Most people assume that generational conflict in the workplace is inevitable. There are family dynamics that aren’t always easy to navigate. However, after more than 30 years working inside family-owned and founder-led businesses, from first-generation to fourth-generation enterprises, I’ve seen something different.
Just because some older leaders find it hard to let go of tradition and give up responsibility and younger leaders push for change, that doesn’t necessarily drive the conflict. In my experience, the conflict starts when there is a lack of organizational clarity.
When clarity is weak, decisions become personal, a unified strategy seems unobtainable, and change by itself feels threatening. Without clarity and alignment, the simplest decisions cause tension. The worst is when the family differences spill into the rest of the organization.
But when clarity is strong, something remarkable happens. Different generations stop competing for control and start collaborating around a shared future. The healthiest multi-generational organizations I’ve worked with don’t rely on threats, power plays, or kingdom building to gain alignment. They work through organizational guiding principles and strategic planning together in order to find common ground. In other words, they use common business initiatives — work that needs to be completed by every leadership team — as the thread to build unified living legacies.
In my experience, getting clear on four foundational elements makes all the difference in opening heathy dialogue, gaining alignment, and creating harmony.
Cultural Cornerstones
Every great organization has cultural pillars that provide stability, regardless of who is in charge. Yes, of course there are cultural components that are affected by age, experience, or views of the world, but at a fundamental level, I have yet to see generations not find common ground on things like how we treat our employees or what doing the right thing looks like.
One building service contractor I worked with hadn't refreshed their core values and purpose statement in over twenty years. With the next generation entering the business, it was the perfect time to bridge the generational gap. After incorporating employee input in a few short meetings, new statements were drafted and agreed upon. This will smooth the generational transfer and set the organization up for the next twenty years.
In companies with generational harmony, these expectations are explicit. They are discussed, documented, and reinforced through daily business practices. Working together they develop or refresh organizational core values that define set standards. Those aligned values set the foundational clarity — a fundamental must.
Shared Purpose
Family and founder-led businesses often talk about legacy, but few translate it into a living purpose. The why we exist — beyond simply making money — the who we serve, and what are we trying to create.

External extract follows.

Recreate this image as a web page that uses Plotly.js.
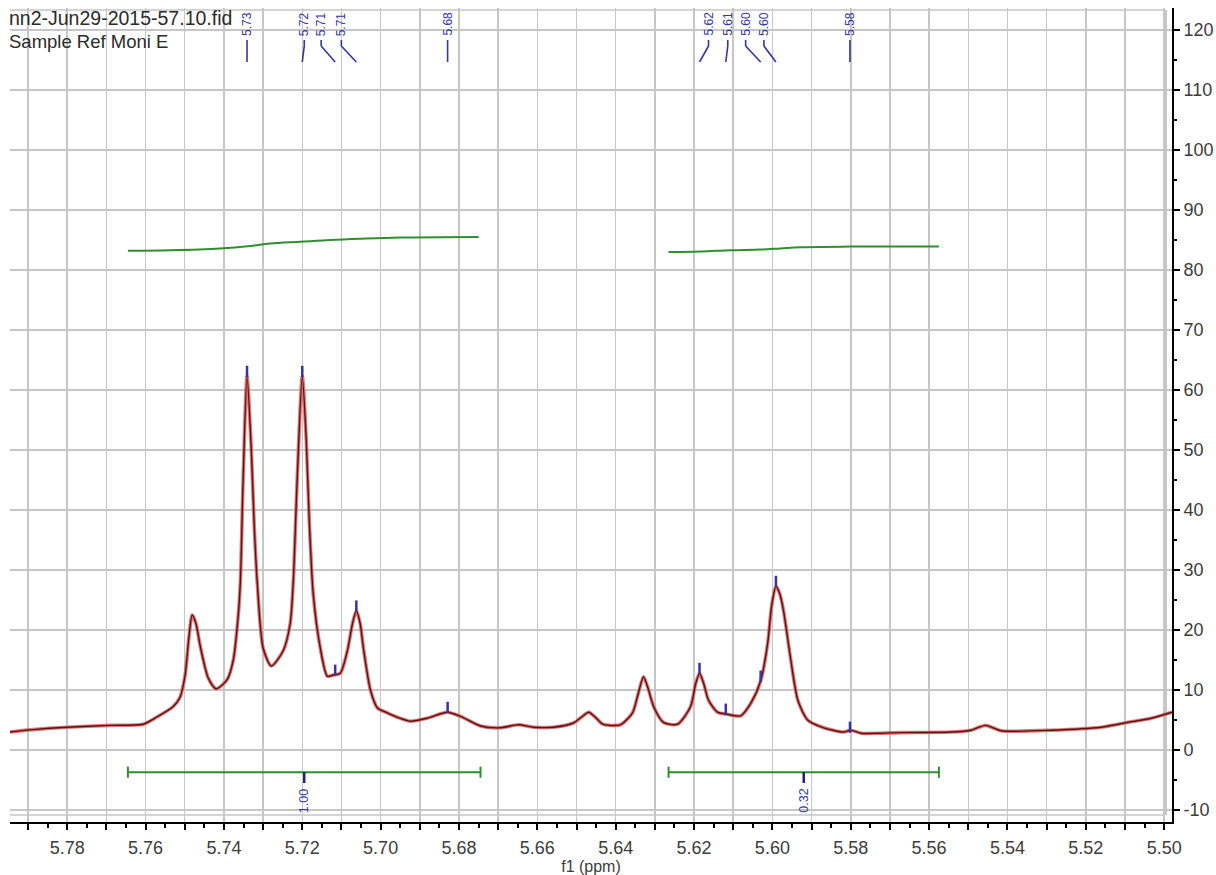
<!DOCTYPE html>
<html>
<head>
<meta charset="utf-8">
<script src="https://cdn.plot.ly/plotly-3.0.1.min.js"></script>
<style>html,body{margin:0;padding:0;background:#fff;}#chart{width:1216px;height:875px;}</style>
</head>
<body>
<div id="chart"></div>
<script>
// ---------------- DATA ----------------
const fileName = "nn2-Jun29-2015-57.10.fid";
const sampleName = "Sample Ref Moni E";

// spectrum: chemical shift (ppm) and intensity
const shiftPpm = [5.7946,5.7887,5.7800,5.7691,5.7606,5.7571,5.7530,5.7512,5.7499,5.7489,5.7481,5.7471,5.7461,5.7440,5.7420,5.7392,5.7376,5.7364,5.7358,5.7351,5.7341,5.7330,5.7323,5.7315,5.7300,5.7279,5.7249,5.7231,5.7223,5.7213,5.7200,5.7190,5.7182,5.7172,5.7154,5.7136,5.7121,5.7103,5.7085,5.7072,5.7062,5.7052,5.7044,5.7026,5.7008,5.6983,5.6955,5.6924,5.6881,5.6830,5.6796,5.6745,5.6694,5.6648,5.6610,5.6559,5.6508,5.6487,5.6469,5.6451,5.6433,5.6388,5.6357,5.6342,5.6329,5.6316,5.6303,5.6278,5.6242,5.6209,5.6196,5.6186,5.6175,5.6163,5.6140,5.6119,5.6081,5.6055,5.6030,5.6012,5.6002,5.5991,5.5981,5.5971,5.5953,5.5935,5.5910,5.5869,5.5818,5.5800,5.5774,5.5723,5.5672,5.5544,5.5493,5.5473,5.5455,5.5437,5.5417,5.5289,5.5161,5.5085,5.5033,5.4980];
const intensity = [3.0,3.4,3.8,4.1,4.3,5.5,7.2,8.8,12.5,19,22.5,21,17.5,12,10.2,11.7,15,22,28,45,62.3,50,38,28,17,14,16.5,21,28,45,62.3,52,38,26,17,12.3,12.5,12.8,16.5,21,23.2,21,17,10,7,6.2,5.4,4.8,5.3,6.3,5.6,4.0,3.7,4.2,3.8,3.8,4.5,5.5,6.3,5.4,4.3,4.2,6.2,9.5,12.2,10,7.2,4.6,4.3,7.2,11,12.8,11,8.3,6.3,6.0,5.7,7.8,11.5,17.8,24,27.3,26,23,15,8.3,5.0,3.7,3.0,3.3,2.8,2.8,2.9,3.0,3.3,3.8,4.1,3.7,3.2,3.3,3.8,4.7,5.3,6.3];

// picked peaks
const peakPpm = [5.7341,5.7200,5.7116,5.7062,5.6829,5.6186,5.6119,5.6030,5.5991,5.5802];
const peakHeight = [62.3,62.3,12.5,23.2,6.3,12.8,6.0,11.5,27.3,3.0];
const peakLabels = ["5.73","5.72","5.71","5.71","5.68","5.62","5.61","5.60","5.60","5.58"];

// integrals: ranges, values and integral curves
const intFrom = [5.7645, 5.6265];
const intTo = [5.6745, 5.5575];
const intLabels = ["1.00", "0.32"];
const int1Ppm = [5.7645,5.7537,5.7410,5.7333,5.7282,5.7205,5.7128,5.7052,5.6950,5.6750];
const int1Val = [83.2,83.3,83.6,84.0,84.4,84.7,85.0,85.2,85.4,85.5];
const int2Ppm = [5.6265,5.6183,5.6106,5.6030,5.5979,5.5928,5.5800,5.5575];
const int2Val = [83.0,83.1,83.3,83.4,83.6,83.8,83.9,83.9];

// axis ticks
const xTickVals = [5.79,5.78,5.77,5.76,5.75,5.74,5.73,5.72,5.71,5.70,5.69,5.68,5.67,5.66,5.65,5.64,5.63,5.62,5.61,5.60,5.59,5.58,5.57,5.56,5.55,5.54,5.53,5.52,5.51,5.50];
const xTickText = ["","5.78","","5.76","","5.74","","5.72","","5.70","","5.68","","5.66","","5.64","","5.62","","5.60","","5.58","","5.56","","5.54","","5.52","","5.50"];
const yTickVals = [-10,0,10,20,30,40,50,60,70,80,90,100,110,120];
const yTickText = ["-10","0","10","20","30","40","50","60","70","80","90","100","110","120"];

// ---------------- LAYOUT / STYLE ----------------
const W = 1216, H = 875;
const M = {l: 10, r: 44, t: 8, b: 53};
const plotW = W - M.l - M.r, plotH = H - M.t - M.b;
const xRange = [5.7946, 5.4980];
const yRange = [-12, 123.67];
const ppmPerPx = (xRange[0] - xRange[1]) / plotW;
const yP = px => (H - M.b - px) / plotH;   // page pixel y -> paper y
const xP = px => (px - M.l) / plotW;       // page pixel x -> paper x

const labelNudgePx = [0, 2, -14, -15, 0, 9, 2, -15, -12, 0];
const blue = "#3434a4";
const green = "#2f8f2f";
const intBarY = -3.7;
const gridCol = "#c6c6c6";
const FONT = "Liberation Sans, Arial, sans-serif";

const traces = [];
// spectrum halo + core
traces.push({x: shiftPpm, y: intensity, mode: "lines", type: "scatter",
  line: {color: "rgba(214,96,96,0.85)", width: 3.6, shape: "spline", smoothing: 0.7}, hoverinfo: "skip", showlegend: false});
traces.push({x: shiftPpm, y: intensity, mode: "lines", type: "scatter",
  line: {color: "#5e1212", width: 1.4, shape: "spline", smoothing: 0.7}, showlegend: false});
// integral curves
traces.push({x: int1Ppm, y: int1Val, mode: "lines", type: "scatter", line: {color: green, width: 2, shape: "spline"}, showlegend: false});
traces.push({x: int2Ppm, y: int2Val, mode: "lines", type: "scatter", line: {color: green, width: 2, shape: "spline"}, showlegend: false});
// integral bars
for (let i = 0; i < intFrom.length; i++) {
  traces.push({x: [intFrom[i], intTo[i]], y: [intBarY, intBarY], mode: "lines+markers", type: "scatter",
    line: {color: green, width: 2}, marker: {symbol: "line-ns-open", size: 8, color: green, line: {color: green, width: 2}}, showlegend: false});
}
// peak markers
traces.push({x: peakPpm, y: peakHeight.map(v => v + 0.8), mode: "markers", type: "scatter",
  marker: {symbol: "line-ns-open", size: 8, color: blue, line: {color: blue, width: 2.5}}, showlegend: false});

const shapes = [];
// light frame
shapes.push({type: "line", xref: "paper", yref: "paper", x0: 0, x1: xP(1165), y0: yP(10), y1: yP(10), line: {color: gridCol, width: 1.5}, layer: "below"});
shapes.push({type: "line", xref: "paper", yref: "paper", x0: 0, x1: xP(1165), y0: yP(815), y1: yP(815), line: {color: gridCol, width: 1.5}, layer: "below"});
shapes.push({type: "line", xref: "paper", yref: "paper", x0: xP(1166), x1: xP(1166), y0: yP(815), y1: yP(10), line: {color: gridCol, width: 2}, layer: "below"});

const annotations = [];
// peak labels and connectors
for (let i = 0; i < peakPpm.length; i++) {
  const lx = peakPpm[i] - labelNudgePx[i] * ppmPerPx;
  shapes.push({type: "line", xref: "x", yref: "paper", x0: lx, x1: lx, y0: yP(40), y1: yP(46), line: {color: blue, width: 1.6}});
  shapes.push({type: "line", xref: "x", yref: "paper", x0: lx, x1: peakPpm[i], y0: yP(46), y1: yP(62), line: {color: blue, width: 1.6}});
  annotations.push({x: peakPpm[i], xshift: labelNudgePx[i], xref: "x", yref: "paper", y: yP(24), xanchor: "center", yanchor: "middle",
    text: peakLabels[i], textangle: -90, showarrow: false, font: {family: FONT, size: 12, color: blue}});
}
// integral labels
for (let i = 0; i < intFrom.length; i++) {
  const c = (intFrom[i] + intTo[i]) / 2;
  shapes.push({type: "line", xref: "x", yref: "paper", x0: c, x1: c, y0: yP(772), y1: yP(783), line: {color: "#22227a", width: 2.5}});
  annotations.push({x: c, xref: "x", yref: "paper", y: yP(801), xanchor: "center", yanchor: "middle", text: intLabels[i], textangle: -90, showarrow: false,
    font: {family: FONT, size: 12.5, color: blue}});
}
// header text
annotations.push({xref: "paper", yref: "paper", x: xP(7), y: yP(18), xanchor: "left", yanchor: "middle", text: fileName, showarrow: false,
  font: {family: FONT, size: 19.5, color: "#2a2a2a"}});
annotations.push({xref: "paper", yref: "paper", x: xP(7), y: yP(41), xanchor: "left", yanchor: "middle", text: sampleName, showarrow: false,
  font: {family: FONT, size: 18.5, color: "#2a2a2a"}});

const axFont = {family: FONT, size: 18, color: "#3c3c3c"};
const layout = {
  width: W, height: H, margin: M, paper_bgcolor: "#fff", plot_bgcolor: "#fff", showlegend: false,
  xaxis: {range: xRange, tickmode: "array", tickvals: xTickVals, ticktext: xTickText, ticks: "outside", ticklen: 6, tickwidth: 2, tickcolor: "#000",
    showline: true, linecolor: "#000", linewidth: 2, showgrid: true, gridcolor: gridCol, gridwidth: 1.5, zeroline: false,
    tickfont: axFont, ticklabelstandoff: 2,
    minor: {tickmode: "linear", tick0: 5.5, dtick: 0.005, ticks: "outside", ticklen: 4, tickwidth: 2, tickcolor: "#000", showgrid: false},
    title: {text: "f1 (ppm)", font: {family: FONT, size: 16, color: "#3c3c3c"}, standoff: 0}},
  yaxis: {range: yRange, side: "right", tickmode: "array", tickvals: yTickVals, ticktext: yTickText, ticks: "outside", ticklen: 6, tickwidth: 2, tickcolor: "#000",
    showline: true, linecolor: "#000", linewidth: 2, showgrid: true, gridcolor: gridCol, gridwidth: 1.5, zeroline: false,
    tickfont: axFont, ticklabelstandoff: 0,
    minor: {tickmode: "linear", tick0: 0, dtick: 5, ticks: "outside", ticklen: 3, tickwidth: 2, tickcolor: "#000", showgrid: false}},
  shapes: shapes, annotations: annotations
};
Plotly.newPlot("chart", traces, layout, {displayModeBar: false, staticPlot: true});
</script>
</body>
</html>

In my consulting business, I get tremendous gratification unifying generations around the company purpose. I’ve seen the exercise not only build alignment but fundamentally improve working relationships. Why? Because each generation understands that their job is to strengthen the business for who comes next — whether that’s the next generation or maximizing organizational value for an exit.
How do organizations get alignment around purpose? I first ask the key stakeholder, individually, one question, "As a business leader, what impact do you want to have on employees, clients, and the communities you serve and why?" From their answers, I summarize the common ground and we will build from there.

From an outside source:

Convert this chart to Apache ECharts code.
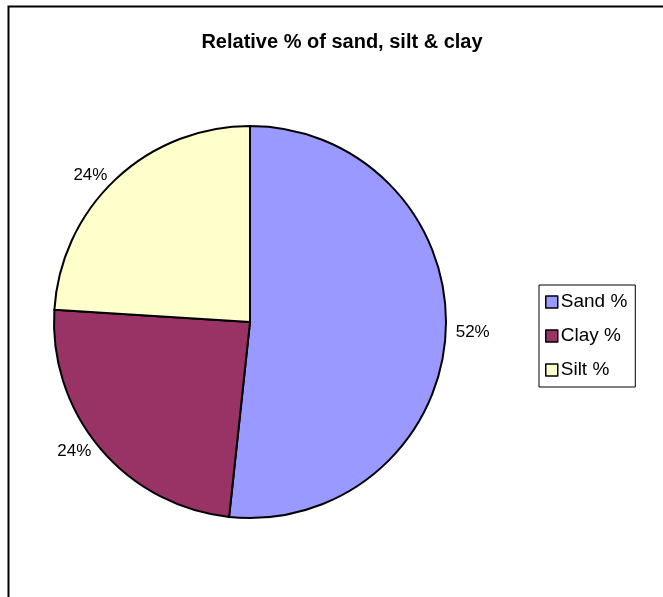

When purpose is clear, decisions feel connected, communication consistent, and growth becomes fuel. Most importantly, tradition builds the future and it doesn’t act as a barrier.
Strategic Focus
Many generational conflicts are really strategic conflicts. Basic business questions like what market segments should we focus, where should we invest, or what clients should we fire become tenuous.
When these questions aren’t answered proactively through the strategic planning process, every situation becomes a debate. One generation wants to keep a non-strategic client, the other wants to cut the losses. Both believe they are doing what is best for the business.
To eliminate as much emotion as possible from this process, ensure the organization has the data needed to support the discussion and decisions. For example, if the discussion concerns whether to keep a long-term client, key metrics are important for evaluating the business. This includes recent sales and profit history, as well as any costs associated with serving the client.
The best organizations remove the ambiguity. They define their core clients, priority segments, and profitability goals. Everyone understands where the company is choosing to play and where it is not. This clarity speeds decision making and eliminates debates and endless one-off exceptions.
Operational Alignment
Finally, generational harmony depends on execution clarity. What are our strengths, what is the value we create as an organization, and what outcomes can we prove.
Without clarity here, marketing and sales promises outpace operational execution. A good example of this is when the sales team sells the organization's ability to perform quality assurance inspections and promises to share those results monthly, but the operations team lacks the tools, training, or time to execute the required actions to produce the promised information.
When this happens, clients become aggravated, employees become cynical, and the organization loses credibility. The strongest organizations align around unique value propositions (UVPs) and a realistic definition of success. They connect messaging with capability, and they have systems in place to validate their performance.
The Real Competitive Advantage
When generations work together to created shared organizational alignment around the businesses most fundamental tenants, generational harmony can be achieved. When the family agrees on what matters most, the reason the business exists, and how each fit into business success, clarity and harmony coexist.
As a result, decisions are made based on mutual goals, not age. Past experience and future transformation complement each other and tradition fuels innovation. In a business environment defined by the truest form of work-life balance, clarity become the greatest advantage of all.